begin Data provided

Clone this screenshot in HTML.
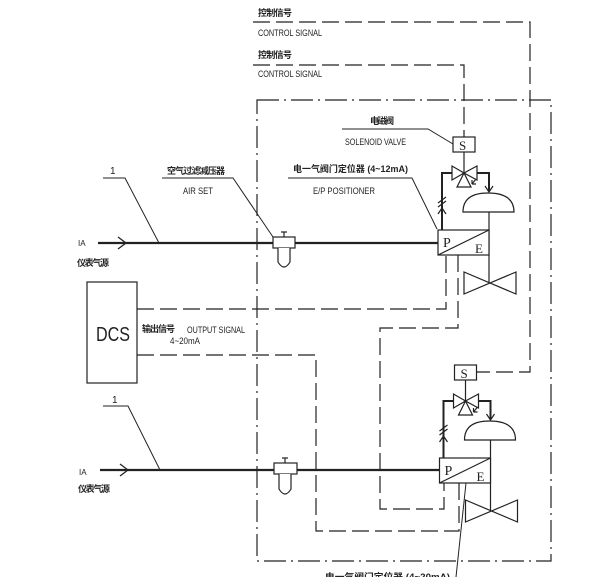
<!DOCTYPE html>
<html><head><meta charset="utf-8"><style>
html,body{margin:0;padding:0;background:#fff;}
svg{display:block;}
text{font-family:"Liberation Sans","Noto Sans CJK SC",sans-serif;fill:#222;}
text.sf{font-family:"Liberation Serif",serif;}
</style></head><body>
<svg width="606" height="577" viewBox="0 0 606 577" xmlns="http://www.w3.org/2000/svg">
<defs>
<g id="asm" fill="none" stroke="#222" stroke-width="1.2">
  <rect x="453" y="137" width="22" height="15" fill="#fff"/>
  <text class="sf" x="459" y="150" font-size="13" stroke="none" fill="#222">S</text>
  <line x1="464" y1="152" x2="464" y2="173"/>
  <polygon points="452,166 452,180 464,173" fill="#fff"/>
  <polygon points="477,166 477,180 464,173" fill="#fff"/>
  <polygon points="464,173 457,187 471,187" fill="#fff"/>
  <polyline points="452,173 442,173 442,230" stroke-width="2"/>
  <polyline points="477,173 489,173 489,191" stroke-width="2"/>
  <polyline points="485,186 489,192 493,186"/>
  <path d="M472,184 l4,-5 M472,184 l4,0 M472,184 l0,-4"/>
  <path d="M463,212 Q463,193 488,193 Q514,193 514,212 Z" fill="#fff"/>
  <line x1="489" y1="212" x2="489" y2="283"/>
  <polyline points="438,214 442,208 446,214"/>
  <path d="M438,203 l8,-6 M438,207 l8,-6"/>
  <rect x="438" y="230" width="51" height="25" fill="#fff"/>
  <line x1="438" y1="255" x2="489" y2="230"/>
  <text class="sf" x="443" y="247" font-size="14" stroke="none" fill="#222">P</text>
  <text class="sf" x="475" y="253" font-size="13" stroke="none" fill="#222">E</text>
  <polygon points="464,272 464,294 516,272 516,294" fill="#fff"/>
</g>
</defs>

<!-- dash-dot enclosure -->
<rect x="257" y="100" width="294" height="461" fill="none" stroke="#222" stroke-width="1.2" stroke-dasharray="22,5,2,5"/>

<!-- control signals -->
<g fill="none" stroke="#222" stroke-width="1.2" stroke-dasharray="17,6">
  <polyline points="253,22 530,22 530,372 477,372"/>
  <polyline points="253,65 464,65 464,137"/>
  <polyline points="137,309 446,309 446,255"/>
  <polyline points="458,255 458,328 380,328 380,509 444,509 444,483"/>
  <polyline points="137,355 316,355 316,531 459,531 459,483"/>
</g>
<text x="258" y="16" font-size="9" font-weight="bold" textLength="34">控制信号</text>
<text x="258" y="36" font-size="9" textLength="64" lengthAdjust="spacingAndGlyphs">CONTROL SIGNAL</text>
<text x="258" y="58" font-size="9" font-weight="bold" textLength="34">控制信号</text>
<text x="258" y="77" font-size="9" textLength="64" lengthAdjust="spacingAndGlyphs">CONTROL SIGNAL</text>

<use href="#asm"/>
<use href="#asm" transform="translate(1.5,228)"/>

<g stroke="#222" fill="none">
  <line x1="98" y1="243" x2="438" y2="243" stroke-width="2.2"/>
  <polyline points="118,237 126,243 118,249" stroke-width="1.3"/>
  <line x1="100" y1="470" x2="440" y2="470" stroke-width="2.2"/>
  <polyline points="120,464 128,470 120,476" stroke-width="1.3"/>
</g>
<g stroke="#222" stroke-width="1.2" fill="#fff">
  <rect x="273" y="237" width="22" height="11"/>
  <path d="M278,248 L278,262 Q284,272 290,262 L290,248"/>
  <line x1="284" y1="232" x2="284" y2="237"/><line x1="281" y1="232" x2="287" y2="232"/>
  <rect x="274" y="463" width="23" height="11"/>
  <path d="M279,474 L279,489 Q285,499 291,489 L291,474"/>
  <line x1="285" y1="458" x2="285" y2="463"/><line x1="282" y1="458" x2="288" y2="458"/>
</g>

<g stroke="#222" stroke-width="1" fill="none">
  <polyline points="103,178 125,178 159,243"/>
  <polyline points="162,178 233,178 273,237"/>
  <polyline points="288,178 412,178 437,229"/>
  <polyline points="342,129 428,129 453,144"/>
  <polyline points="103,406 128,406 160,470"/>
  <polyline points="466,483 456,577"/>
</g>
<text x="110" y="174" font-size="10">1</text>
<text x="167" y="174" font-size="9" font-weight="bold" textLength="58">空气过滤减压器</text>
<text x="183" y="194" font-size="9" textLength="30" lengthAdjust="spacingAndGlyphs">AIR SET</text>
<text x="293" y="172" font-size="9" font-weight="bold" textLength="115" lengthAdjust="spacingAndGlyphs">电一气阀门定位器 (4~12mA)</text>
<text x="313" y="194" font-size="9" textLength="62" lengthAdjust="spacingAndGlyphs">E/P POSITIONER</text>
<text x="370" y="124" font-size="9" font-weight="bold" textLength="24">电磁阀</text>
<text x="345" y="145" font-size="9" textLength="61" lengthAdjust="spacingAndGlyphs">SOLENOID VALVE</text>
<text x="112" y="403" font-size="10">1</text>

<text x="78" y="246" font-size="8">IA</text>
<text x="77" y="266" font-size="9" font-weight="bold" textLength="32">仪表气源</text>
<text x="79" y="475" font-size="8">IA</text>
<text x="78" y="492" font-size="9" font-weight="bold" textLength="32">仪表气源</text>

<rect x="87" y="282" width="50" height="101" fill="#fff" stroke="#222" stroke-width="1.2"/>
<text x="96" y="341" font-size="20" textLength="34" lengthAdjust="spacingAndGlyphs">DCS</text>
<text x="142" y="332" font-size="9" font-weight="bold" textLength="33">输出信号</text>
<text x="187" y="333" font-size="9" textLength="58" lengthAdjust="spacingAndGlyphs">OUTPUT SIGNAL</text>
<text x="170" y="344" font-size="9" textLength="30" lengthAdjust="spacingAndGlyphs">4~20mA</text>

<text x="325" y="580" font-size="9" font-weight="bold" textLength="125" lengthAdjust="spacingAndGlyphs">电一气阀门定位器 (4~20mA)</text>
</svg>
</body></html>
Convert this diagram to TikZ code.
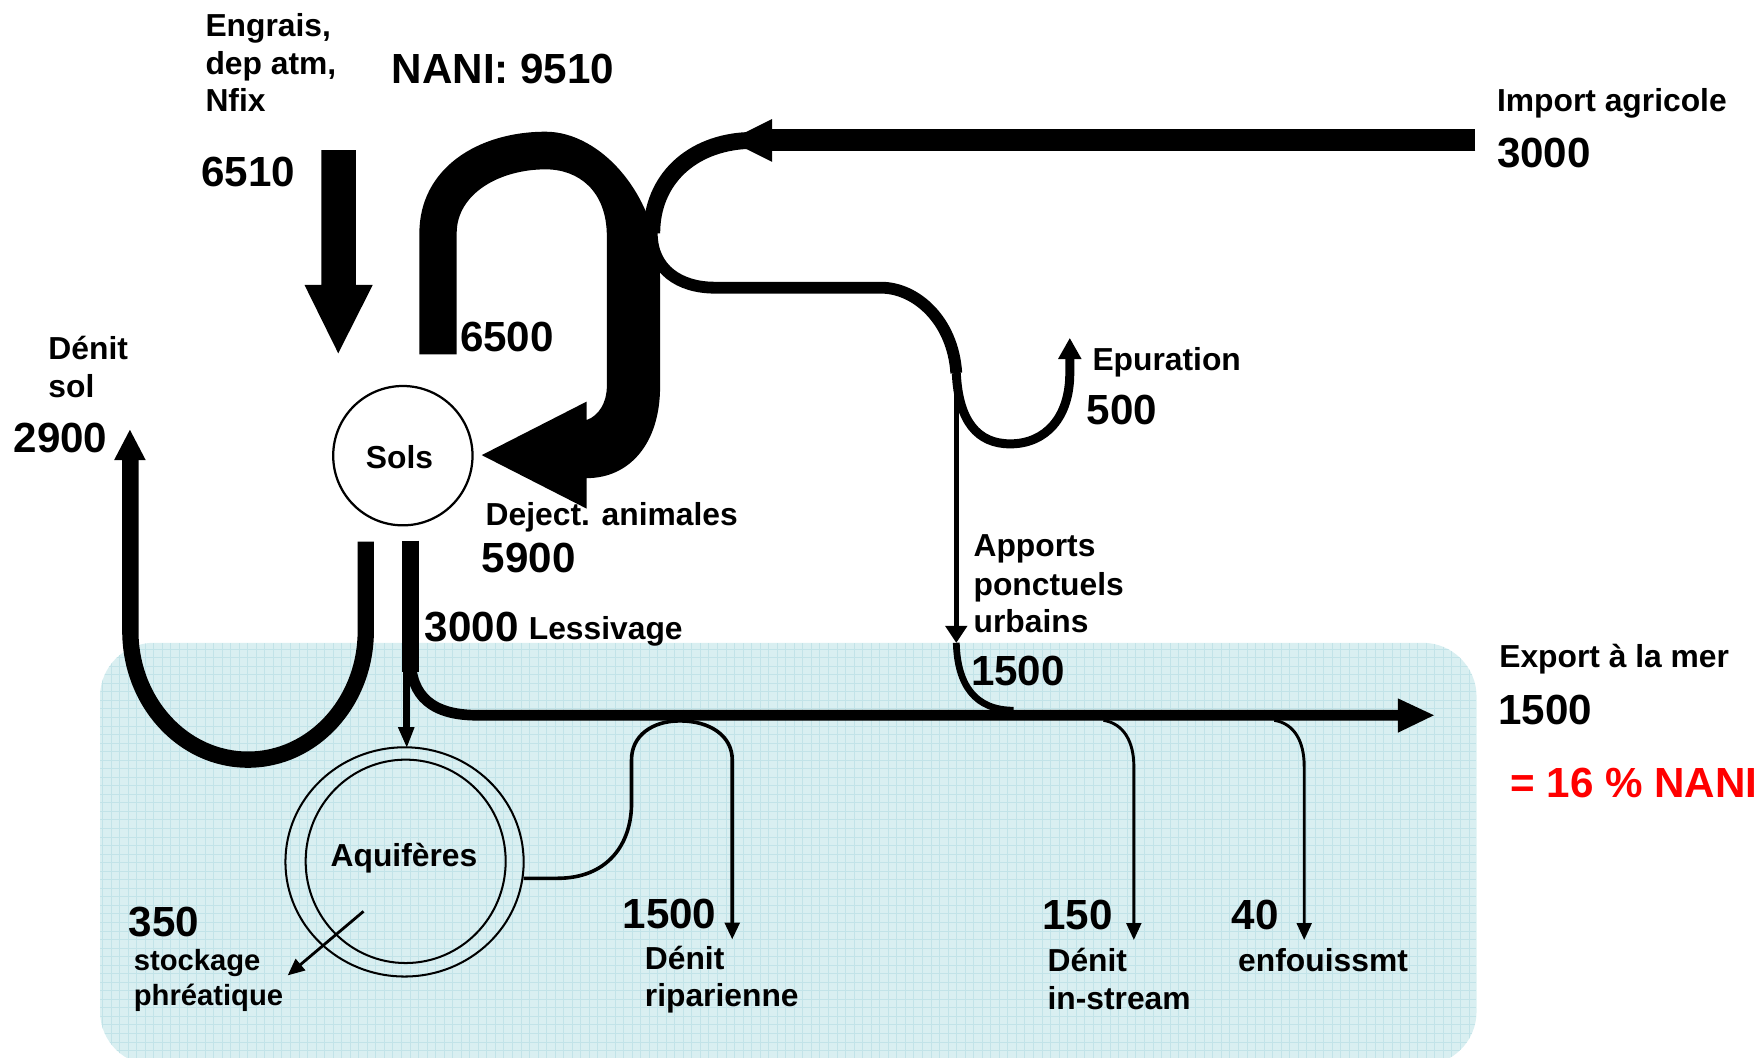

end Data provided

#### Stated goal
Without the pictures, transcribe the listing above exactly.

#### Response to the exercise
Clone this screenshot in HTML.
<!DOCTYPE html>
<html><head><meta charset="utf-8"><style>
html,body{margin:0;padding:0;background:#fff;}
svg{display:block;}
text{font-family:"Liberation Sans","Noto Sans CJK SC",sans-serif;fill:#222;}
text.sf{font-family:"Liberation Serif",serif;}
</style></head><body>
<svg width="606" height="577" viewBox="0 0 606 577" xmlns="http://www.w3.org/2000/svg">
<defs>
<g id="asm" fill="none" stroke="#222" stroke-width="1.2">
  <rect x="453" y="137" width="22" height="15" fill="#fff"/>
  <text class="sf" x="459" y="150" font-size="13" stroke="none" fill="#222">S</text>
  <line x1="464" y1="152" x2="464" y2="173"/>
  <polygon points="452,166 452,180 464,173" fill="#fff"/>
  <polygon points="477,166 477,180 464,173" fill="#fff"/>
  <polygon points="464,173 457,187 471,187" fill="#fff"/>
  <polyline points="452,173 442,173 442,230" stroke-width="2"/>
  <polyline points="477,173 489,173 489,191" stroke-width="2"/>
  <polyline points="485,186 489,192 493,186"/>
  <path d="M472,184 l4,-5 M472,184 l4,0 M472,184 l0,-4"/>
  <path d="M463,212 Q463,193 488,193 Q514,193 514,212 Z" fill="#fff"/>
  <line x1="489" y1="212" x2="489" y2="283"/>
  <polyline points="438,214 442,208 446,214"/>
  <path d="M438,203 l8,-6 M438,207 l8,-6"/>
  <rect x="438" y="230" width="51" height="25" fill="#fff"/>
  <line x1="438" y1="255" x2="489" y2="230"/>
  <text class="sf" x="443" y="247" font-size="14" stroke="none" fill="#222">P</text>
  <text class="sf" x="475" y="253" font-size="13" stroke="none" fill="#222">E</text>
  <polygon points="464,272 464,294 516,272 516,294" fill="#fff"/>
</g>
</defs>

<!-- dash-dot enclosure -->
<rect x="257" y="100" width="294" height="461" fill="none" stroke="#222" stroke-width="1.2" stroke-dasharray="22,5,2,5"/>

<!-- control signals -->
<g fill="none" stroke="#222" stroke-width="1.2" stroke-dasharray="17,6">
  <polyline points="253,22 530,22 530,372 477,372"/>
  <polyline points="253,65 464,65 464,137"/>
  <polyline points="137,309 446,309 446,255"/>
  <polyline points="458,255 458,328 380,328 380,509 444,509 444,483"/>
  <polyline points="137,355 316,355 316,531 459,531 459,483"/>
</g>
<text x="258" y="16" font-size="9" font-weight="bold" textLength="34">控制信号</text>
<text x="258" y="36" font-size="9" textLength="64" lengthAdjust="spacingAndGlyphs">CONTROL SIGNAL</text>
<text x="258" y="58" font-size="9" font-weight="bold" textLength="34">控制信号</text>
<text x="258" y="77" font-size="9" textLength="64" lengthAdjust="spacingAndGlyphs">CONTROL SIGNAL</text>

<use href="#asm"/>
<use href="#asm" transform="translate(1.5,228)"/>

<g stroke="#222" fill="none">
  <line x1="98" y1="243" x2="438" y2="243" stroke-width="2.2"/>
  <polyline points="118,237 126,243 118,249" stroke-width="1.3"/>
  <line x1="100" y1="470" x2="440" y2="470" stroke-width="2.2"/>
  <polyline points="120,464 128,470 120,476" stroke-width="1.3"/>
</g>
<g stroke="#222" stroke-width="1.2" fill="#fff">
  <rect x="273" y="237" width="22" height="11"/>
  <path d="M278,248 L278,262 Q284,272 290,262 L290,248"/>
  <line x1="284" y1="232" x2="284" y2="237"/><line x1="281" y1="232" x2="287" y2="232"/>
  <rect x="274" y="463" width="23" height="11"/>
  <path d="M279,474 L279,489 Q285,499 291,489 L291,474"/>
  <line x1="285" y1="458" x2="285" y2="463"/><line x1="282" y1="458" x2="288" y2="458"/>
</g>

<g stroke="#222" stroke-width="1" fill="none">
  <polyline points="103,178 125,178 159,243"/>
  <polyline points="162,178 233,178 273,237"/>
  <polyline points="288,178 412,178 437,229"/>
  <polyline points="342,129 428,129 453,144"/>
  <polyline points="103,406 128,406 160,470"/>
  <polyline points="466,483 456,577"/>
</g>
<text x="110" y="174" font-size="10">1</text>
<text x="167" y="174" font-size="9" font-weight="bold" textLength="58">空气过滤减压器</text>
<text x="183" y="194" font-size="9" textLength="30" lengthAdjust="spacingAndGlyphs">AIR SET</text>
<text x="293" y="172" font-size="9" font-weight="bold" textLength="115" lengthAdjust="spacingAndGlyphs">电一气阀门定位器 (4~12mA)</text>
<text x="313" y="194" font-size="9" textLength="62" lengthAdjust="spacingAndGlyphs">E/P POSITIONER</text>
<text x="370" y="124" font-size="9" font-weight="bold" textLength="24">电磁阀</text>
<text x="345" y="145" font-size="9" textLength="61" lengthAdjust="spacingAndGlyphs">SOLENOID VALVE</text>
<text x="112" y="403" font-size="10">1</text>

<text x="78" y="246" font-size="8">IA</text>
<text x="77" y="266" font-size="9" font-weight="bold" textLength="32">仪表气源</text>
<text x="79" y="475" font-size="8">IA</text>
<text x="78" y="492" font-size="9" font-weight="bold" textLength="32">仪表气源</text>

<rect x="87" y="282" width="50" height="101" fill="#fff" stroke="#222" stroke-width="1.2"/>
<text x="96" y="341" font-size="20" textLength="34" lengthAdjust="spacingAndGlyphs">DCS</text>
<text x="142" y="332" font-size="9" font-weight="bold" textLength="33">输出信号</text>
<text x="187" y="333" font-size="9" textLength="58" lengthAdjust="spacingAndGlyphs">OUTPUT SIGNAL</text>
<text x="170" y="344" font-size="9" textLength="30" lengthAdjust="spacingAndGlyphs">4~20mA</text>

<text x="325" y="580" font-size="9" font-weight="bold" textLength="125" lengthAdjust="spacingAndGlyphs">电一气阀门定位器 (4~20mA)</text>
</svg>
</body></html>
Convert this diagram to TikZ code.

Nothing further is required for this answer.